## Raw data:
====

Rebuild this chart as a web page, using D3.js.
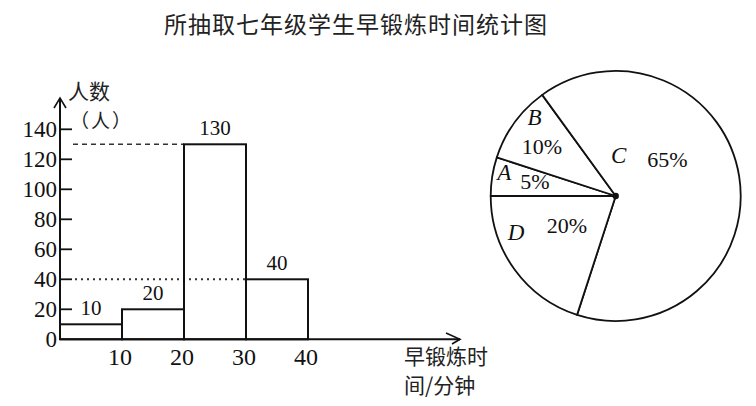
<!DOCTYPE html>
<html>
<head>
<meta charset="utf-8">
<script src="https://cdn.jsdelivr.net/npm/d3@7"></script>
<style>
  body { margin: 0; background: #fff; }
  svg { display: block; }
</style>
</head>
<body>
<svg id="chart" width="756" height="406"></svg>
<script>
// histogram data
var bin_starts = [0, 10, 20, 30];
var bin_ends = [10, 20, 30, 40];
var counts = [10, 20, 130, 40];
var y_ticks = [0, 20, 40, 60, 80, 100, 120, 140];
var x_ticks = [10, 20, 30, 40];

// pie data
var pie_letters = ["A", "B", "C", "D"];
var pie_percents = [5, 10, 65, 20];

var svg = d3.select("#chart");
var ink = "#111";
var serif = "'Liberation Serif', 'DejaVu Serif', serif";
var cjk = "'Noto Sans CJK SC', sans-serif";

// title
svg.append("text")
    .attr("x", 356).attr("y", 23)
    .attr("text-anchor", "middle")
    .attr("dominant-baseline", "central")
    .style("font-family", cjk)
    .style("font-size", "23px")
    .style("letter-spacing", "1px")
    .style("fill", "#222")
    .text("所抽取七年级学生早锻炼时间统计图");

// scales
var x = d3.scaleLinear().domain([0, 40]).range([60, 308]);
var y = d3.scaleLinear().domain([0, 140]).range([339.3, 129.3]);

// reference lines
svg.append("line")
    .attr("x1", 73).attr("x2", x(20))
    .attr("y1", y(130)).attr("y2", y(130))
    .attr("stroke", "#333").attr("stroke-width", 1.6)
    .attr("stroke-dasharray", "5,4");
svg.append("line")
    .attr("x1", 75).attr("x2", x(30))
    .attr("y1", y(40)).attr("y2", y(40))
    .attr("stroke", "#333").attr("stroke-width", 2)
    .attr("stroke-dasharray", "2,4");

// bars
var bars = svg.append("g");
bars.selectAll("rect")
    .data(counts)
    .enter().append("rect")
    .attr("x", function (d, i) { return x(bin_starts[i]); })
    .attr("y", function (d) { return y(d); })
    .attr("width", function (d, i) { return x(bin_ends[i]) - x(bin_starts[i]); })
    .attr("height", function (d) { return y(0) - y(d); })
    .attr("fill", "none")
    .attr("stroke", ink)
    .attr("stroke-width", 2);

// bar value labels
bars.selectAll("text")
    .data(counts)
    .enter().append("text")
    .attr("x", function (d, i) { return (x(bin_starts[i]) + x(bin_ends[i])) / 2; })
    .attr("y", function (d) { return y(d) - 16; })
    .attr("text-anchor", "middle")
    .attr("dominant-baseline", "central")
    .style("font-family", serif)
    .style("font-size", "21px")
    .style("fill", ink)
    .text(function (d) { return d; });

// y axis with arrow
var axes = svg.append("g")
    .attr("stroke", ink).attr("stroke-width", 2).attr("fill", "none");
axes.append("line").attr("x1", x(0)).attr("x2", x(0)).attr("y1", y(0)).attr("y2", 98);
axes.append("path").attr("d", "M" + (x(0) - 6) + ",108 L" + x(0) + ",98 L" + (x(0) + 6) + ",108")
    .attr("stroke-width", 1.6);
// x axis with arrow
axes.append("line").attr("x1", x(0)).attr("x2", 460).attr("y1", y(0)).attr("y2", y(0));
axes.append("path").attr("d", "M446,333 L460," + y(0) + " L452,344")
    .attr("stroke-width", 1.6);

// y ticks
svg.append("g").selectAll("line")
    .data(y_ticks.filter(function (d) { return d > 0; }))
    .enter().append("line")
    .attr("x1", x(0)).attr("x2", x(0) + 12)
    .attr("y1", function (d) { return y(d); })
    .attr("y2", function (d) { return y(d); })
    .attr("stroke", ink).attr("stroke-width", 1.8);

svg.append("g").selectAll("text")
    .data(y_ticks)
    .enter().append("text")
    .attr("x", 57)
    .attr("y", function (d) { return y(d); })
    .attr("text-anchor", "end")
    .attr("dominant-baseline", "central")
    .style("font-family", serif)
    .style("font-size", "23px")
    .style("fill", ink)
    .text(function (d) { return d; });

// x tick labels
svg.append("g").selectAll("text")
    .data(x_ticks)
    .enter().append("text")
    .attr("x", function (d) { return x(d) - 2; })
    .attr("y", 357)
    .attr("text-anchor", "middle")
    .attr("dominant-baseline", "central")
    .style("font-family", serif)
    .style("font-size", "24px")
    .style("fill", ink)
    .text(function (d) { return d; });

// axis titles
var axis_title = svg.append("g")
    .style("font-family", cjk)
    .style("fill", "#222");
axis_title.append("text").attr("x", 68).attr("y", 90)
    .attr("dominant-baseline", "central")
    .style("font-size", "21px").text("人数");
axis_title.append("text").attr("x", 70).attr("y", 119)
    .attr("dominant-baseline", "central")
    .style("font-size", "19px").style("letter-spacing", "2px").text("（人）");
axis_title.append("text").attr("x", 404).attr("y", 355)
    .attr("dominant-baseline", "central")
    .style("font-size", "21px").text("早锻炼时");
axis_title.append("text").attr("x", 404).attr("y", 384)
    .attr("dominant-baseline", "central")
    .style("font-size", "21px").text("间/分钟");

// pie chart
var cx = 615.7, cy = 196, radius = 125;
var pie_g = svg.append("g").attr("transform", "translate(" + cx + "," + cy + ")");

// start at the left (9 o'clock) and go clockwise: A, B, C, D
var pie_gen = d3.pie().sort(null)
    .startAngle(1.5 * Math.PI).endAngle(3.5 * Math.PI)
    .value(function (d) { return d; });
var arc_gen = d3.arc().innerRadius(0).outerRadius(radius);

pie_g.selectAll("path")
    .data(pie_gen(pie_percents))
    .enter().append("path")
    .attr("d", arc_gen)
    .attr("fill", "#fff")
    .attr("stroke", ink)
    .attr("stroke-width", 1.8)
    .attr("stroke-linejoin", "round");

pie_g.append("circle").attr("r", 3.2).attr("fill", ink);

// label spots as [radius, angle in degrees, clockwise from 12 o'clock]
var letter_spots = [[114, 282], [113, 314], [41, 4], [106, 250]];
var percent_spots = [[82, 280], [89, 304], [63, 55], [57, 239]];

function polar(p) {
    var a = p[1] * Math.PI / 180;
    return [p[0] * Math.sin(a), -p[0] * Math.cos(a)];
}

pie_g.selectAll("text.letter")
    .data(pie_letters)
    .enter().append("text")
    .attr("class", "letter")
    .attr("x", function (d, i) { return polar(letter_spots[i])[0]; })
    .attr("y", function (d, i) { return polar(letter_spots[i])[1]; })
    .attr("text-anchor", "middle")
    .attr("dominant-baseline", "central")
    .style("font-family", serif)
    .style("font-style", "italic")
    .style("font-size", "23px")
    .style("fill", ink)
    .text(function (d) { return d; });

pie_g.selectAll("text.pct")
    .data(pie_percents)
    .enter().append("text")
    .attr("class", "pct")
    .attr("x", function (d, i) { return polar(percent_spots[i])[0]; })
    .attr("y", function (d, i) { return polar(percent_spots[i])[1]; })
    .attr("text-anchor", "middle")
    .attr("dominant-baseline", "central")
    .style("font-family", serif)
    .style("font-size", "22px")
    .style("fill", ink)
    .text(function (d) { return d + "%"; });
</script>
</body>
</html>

====

## Short exercise:
Set the listing down in full and exactly. Pictures within it should not appear in the copy.

## Response to the task:
Rebuild this chart as a web page, using D3.js.
<!DOCTYPE html>
<html>
<head>
<meta charset="utf-8">
<script src="https://cdn.jsdelivr.net/npm/d3@7"></script>
<style>
  body { margin: 0; background: #fff; }
  svg { display: block; }
</style>
</head>
<body>
<svg id="chart" width="756" height="406"></svg>
<script>
// histogram data
var bin_starts = [0, 10, 20, 30];
var bin_ends = [10, 20, 30, 40];
var counts = [10, 20, 130, 40];
var y_ticks = [0, 20, 40, 60, 80, 100, 120, 140];
var x_ticks = [10, 20, 30, 40];

// pie data
var pie_letters = ["A", "B", "C", "D"];
var pie_percents = [5, 10, 65, 20];

var svg = d3.select("#chart");
var ink = "#111";
var serif = "'Liberation Serif', 'DejaVu Serif', serif";
var cjk = "'Noto Sans CJK SC', sans-serif";

// title
svg.append("text")
    .attr("x", 356).attr("y", 23)
    .attr("text-anchor", "middle")
    .attr("dominant-baseline", "central")
    .style("font-family", cjk)
    .style("font-size", "23px")
    .style("letter-spacing", "1px")
    .style("fill", "#222")
    .text("所抽取七年级学生早锻炼时间统计图");

// scales
var x = d3.scaleLinear().domain([0, 40]).range([60, 308]);
var y = d3.scaleLinear().domain([0, 140]).range([339.3, 129.3]);

// reference lines
svg.append("line")
    .attr("x1", 73).attr("x2", x(20))
    .attr("y1", y(130)).attr("y2", y(130))
    .attr("stroke", "#333").attr("stroke-width", 1.6)
    .attr("stroke-dasharray", "5,4");
svg.append("line")
    .attr("x1", 75).attr("x2", x(30))
    .attr("y1", y(40)).attr("y2", y(40))
    .attr("stroke", "#333").attr("stroke-width", 2)
    .attr("stroke-dasharray", "2,4");

// bars
var bars = svg.append("g");
bars.selectAll("rect")
    .data(counts)
    .enter().append("rect")
    .attr("x", function (d, i) { return x(bin_starts[i]); })
    .attr("y", function (d) { return y(d); })
    .attr("width", function (d, i) { return x(bin_ends[i]) - x(bin_starts[i]); })
    .attr("height", function (d) { return y(0) - y(d); })
    .attr("fill", "none")
    .attr("stroke", ink)
    .attr("stroke-width", 2);

// bar value labels
bars.selectAll("text")
    .data(counts)
    .enter().append("text")
    .attr("x", function (d, i) { return (x(bin_starts[i]) + x(bin_ends[i])) / 2; })
    .attr("y", function (d) { return y(d) - 16; })
    .attr("text-anchor", "middle")
    .attr("dominant-baseline", "central")
    .style("font-family", serif)
    .style("font-size", "21px")
    .style("fill", ink)
    .text(function (d) { return d; });

// y axis with arrow
var axes = svg.append("g")
    .attr("stroke", ink).attr("stroke-width", 2).attr("fill", "none");
axes.append("line").attr("x1", x(0)).attr("x2", x(0)).attr("y1", y(0)).attr("y2", 98);
axes.append("path").attr("d", "M" + (x(0) - 6) + ",108 L" + x(0) + ",98 L" + (x(0) + 6) + ",108")
    .attr("stroke-width", 1.6);
// x axis with arrow
axes.append("line").attr("x1", x(0)).attr("x2", 460).attr("y1", y(0)).attr("y2", y(0));
axes.append("path").attr("d", "M446,333 L460," + y(0) + " L452,344")
    .attr("stroke-width", 1.6);

// y ticks
svg.append("g").selectAll("line")
    .data(y_ticks.filter(function (d) { return d > 0; }))
    .enter().append("line")
    .attr("x1", x(0)).attr("x2", x(0) + 12)
    .attr("y1", function (d) { return y(d); })
    .attr("y2", function (d) { return y(d); })
    .attr("stroke", ink).attr("stroke-width", 1.8);

svg.append("g").selectAll("text")
    .data(y_ticks)
    .enter().append("text")
    .attr("x", 57)
    .attr("y", function (d) { return y(d); })
    .attr("text-anchor", "end")
    .attr("dominant-baseline", "central")
    .style("font-family", serif)
    .style("font-size", "23px")
    .style("fill", ink)
    .text(function (d) { return d; });

// x tick labels
svg.append("g").selectAll("text")
    .data(x_ticks)
    .enter().append("text")
    .attr("x", function (d) { return x(d) - 2; })
    .attr("y", 357)
    .attr("text-anchor", "middle")
    .attr("dominant-baseline", "central")
    .style("font-family", serif)
    .style("font-size", "24px")
    .style("fill", ink)
    .text(function (d) { return d; });

// axis titles
var axis_title = svg.append("g")
    .style("font-family", cjk)
    .style("fill", "#222");
axis_title.append("text").attr("x", 68).attr("y", 90)
    .attr("dominant-baseline", "central")
    .style("font-size", "21px").text("人数");
axis_title.append("text").attr("x", 70).attr("y", 119)
    .attr("dominant-baseline", "central")
    .style("font-size", "19px").style("letter-spacing", "2px").text("（人）");
axis_title.append("text").attr("x", 404).attr("y", 355)
    .attr("dominant-baseline", "central")
    .style("font-size", "21px").text("早锻炼时");
axis_title.append("text").attr("x", 404).attr("y", 384)
    .attr("dominant-baseline", "central")
    .style("font-size", "21px").text("间/分钟");

// pie chart
var cx = 615.7, cy = 196, radius = 125;
var pie_g = svg.append("g").attr("transform", "translate(" + cx + "," + cy + ")");

// start at the left (9 o'clock) and go clockwise: A, B, C, D
var pie_gen = d3.pie().sort(null)
    .startAngle(1.5 * Math.PI).endAngle(3.5 * Math.PI)
    .value(function (d) { return d; });
var arc_gen = d3.arc().innerRadius(0).outerRadius(radius);

pie_g.selectAll("path")
    .data(pie_gen(pie_percents))
    .enter().append("path")
    .attr("d", arc_gen)
    .attr("fill", "#fff")
    .attr("stroke", ink)
    .attr("stroke-width", 1.8)
    .attr("stroke-linejoin", "round");

pie_g.append("circle").attr("r", 3.2).attr("fill", ink);

// label spots as [radius, angle in degrees, clockwise from 12 o'clock]
var letter_spots = [[114, 282], [113, 314], [41, 4], [106, 250]];
var percent_spots = [[82, 280], [89, 304], [63, 55], [57, 239]];

function polar(p) {
    var a = p[1] * Math.PI / 180;
    return [p[0] * Math.sin(a), -p[0] * Math.cos(a)];
}

pie_g.selectAll("text.letter")
    .data(pie_letters)
    .enter().append("text")
    .attr("class", "letter")
    .attr("x", function (d, i) { return polar(letter_spots[i])[0]; })
    .attr("y", function (d, i) { return polar(letter_spots[i])[1]; })
    .attr("text-anchor", "middle")
    .attr("dominant-baseline", "central")
    .style("font-family", serif)
    .style("font-style", "italic")
    .style("font-size", "23px")
    .style("fill", ink)
    .text(function (d) { return d; });

pie_g.selectAll("text.pct")
    .data(pie_percents)
    .enter().append("text")
    .attr("class", "pct")
    .attr("x", function (d, i) { return polar(percent_spots[i])[0]; })
    .attr("y", function (d, i) { return polar(percent_spots[i])[1]; })
    .attr("text-anchor", "middle")
    .attr("dominant-baseline", "central")
    .style("font-family", serif)
    .style("font-size", "22px")
    .style("fill", ink)
    .text(function (d) { return d + "%"; });
</script>
</body>
</html>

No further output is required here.